One of the more bizarre aspects of the case is that Espinosa claimed to have been inspired by an apparition of the Virgin of Guadalupe. Given the racial tension that catalyzed these killings, her appearance seems important to note. The Virgin of Guadalupe had historically been used as a mediator between native and colonial religions in post-conquest Latin America. La Virgen de Guadalupe has been seen paradoxically as both a symbol of native empowerment as well as a tool for colonial powers to force Catholicism on native populations. Because the hero of her legend is the peasant Juan Diego, and the story employs traditional native symbolism and imagery, she represents the power of native tradition. On the other hand, some interpret this same use of native semiotics as a cynical veneer of sympathy by a Church bent on snuffing out those very traditions.
When she appeared to Espinosa, the Virgin certainly did not bear a message of love. He claimed she demanded that he cut the hearts of six hundred white people (one hundred for each of the six civilians killed by Americans that he saw). He began his murders in the San Luis Valley, and the first victim was found in May, the body hideously mutilated and the heart cut out.
Espinosa killed at least 23 more people (no mean feat in this sparsely populated area) before trackers shot and killed him. Residents and travelers through the area had no information about the author of these crimes or the intent of their macabre symbolism until late in the spree. An educated man, he wrote the territorial governor to demand a land grant from the government and complete immunity for himself and his accomplices; if denied, he insisted that he would kill another five hundred and seventy gringos. Terror gripped the region, and the already taxing passage through these harsh mountains and valleys became sinister journeys of abject terror. No one knew anything beyond the fact that bodies were being found sans hearts throughout the region.

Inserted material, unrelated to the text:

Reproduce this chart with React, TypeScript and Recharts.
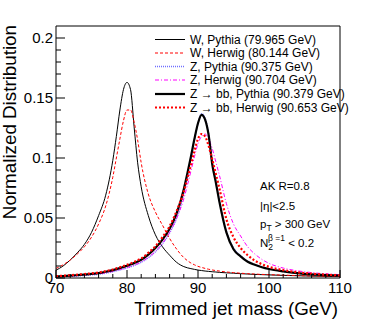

Espinosa and his coterie finally slipped up when a particularly gruesome robbery went awry; the victim survived and described his attackers. A short time later, a team of trackers found Espinosa et alia and killed them. Despite Espinosa’s letter describing the wrongs perpetrated by the Americans and the clearly targeted nature of the killings, the incident led to no particular soul-searching among elites of the area. To many, it was another senseless apparition of the violence that seemed to haunt the American West at the time. To others, the incident was the product of a man unhinged by a loss in a just war. The absorption of the San Luis Valley into the vast folds of America continued unabated, though it was never fully completed — a fact one can see easily upon visiting this strange place.